Books

The scientist who took on the witch-hunters

Kepler, right, on a monument in front of the Griffith Observatory in Los Angeles (AP)

The Astronomer and the Witch
by Ulinka Rublack
OUP, £20

The postal service between southern Germany and the Austrian town of Linz was on spectacularly bad form during the last quarter of 1615. It took three months for a very important letter to reach Johannes Kepler. When it finally arrived on December 29, the contents devastated the famous astronomer. His mother Katharina, a widow from the little town of Leonberg, had been accused of witchcraft.

Kepler was already a celebrated scientist and he would go down in history for his laws of planetary motion and his identification of elliptical orbits. In many ways, however, his response to that terrible letter represented his shining moment. Over the next six years he would serve as his mother’s devoted and endlessly resourceful legal advocate.

In her superb study, subtitled Johannes Kepler’s Fight for his Mother, Ulinka Rublack suggests that Kepler was well placed to mount his mother’s defence. He had spent many years battling against the odds in his academic career – seeing off opponents and rallying support for his daring theories. He was used to a fight. His initial response was to seek a rational explanation for the irrational charges levelled at his mother – they included dispensing noxious potions and magically appearing through closed doors. Kepler produced a petition in which he itemised the likely motives behind the accusations.

First, Katharina had struggled as a widow with young children, standing up for herself when necessary. She was in her seventies now, but disgruntled neighbours could have long memories. Second, something of a witch craze was raging in the duchy of Württemberg, so perhaps Katharina was just one more innocent victim. Finally, Kepler noticed that it was often the young who launched charges of witchcraft against the elderly: “quickly to the stake with the old woman” had become a familiar rallying cry, but this had more to do with cultural tensions than a genuine attempt to expose evil-doing.

Brilliant as this analysis was, it made no impact and a series of trials, interrogations and a “mish-mash of contradictory evidence” ensued. The stress provoked rifts within the Kepler family and Johannes struggled to continue his scholarly duties – though, extraordinarily, he managed to produce some of his most important work during this period.

Matters came to a head in 1621. The crucial question was whether Katharina should be subjected to torture. Again, Kepler’s intellectual powers surfaced and, this time around, they saved the day. He insisted on a specific legal procedure in which all evidence had to be presented in written form. This played to his strengths and he wrote a point-by-point refutation of the charges against his mother. The court documents went off to the legal faculty at Tübingen and the academics settled on a compromise. Katharina was to be shown the instruments of torture in a final attempt to “frighten the truth” out of her but no actual torture was to be applied. Katharina easily survived this lesser ordeal and was set free. Tragically, she was dead within six months.

Kepler is the hero of this story and he has some wonderful moments. Katharina wanted to take possession of her father’s skull. So what, said Kepler: she planned to set it in silver as a reminder of mortality.

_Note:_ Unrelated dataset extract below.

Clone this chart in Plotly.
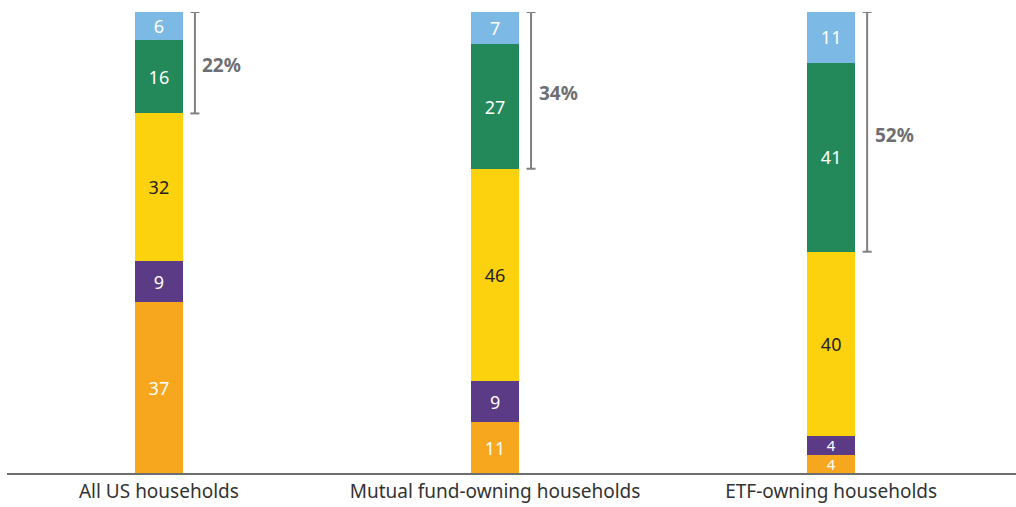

Katharina emerges as an impressive figure, too. At one point a judge wondered why she refused to weep under such harrowing circumstances: “If you have a pious drop of blood in you, then let your eyes flow.” Katharina’s reply was dignified: “I have cried so much that now I cannot cry any more.”

As Rublack writes, Katharina “did not want to comply with men’s ideas of when and how she should express emotion”.

The author wanted her book to provide a “better understanding of individuals, but also of families, a community, and an age”. It succeeds triumphantly.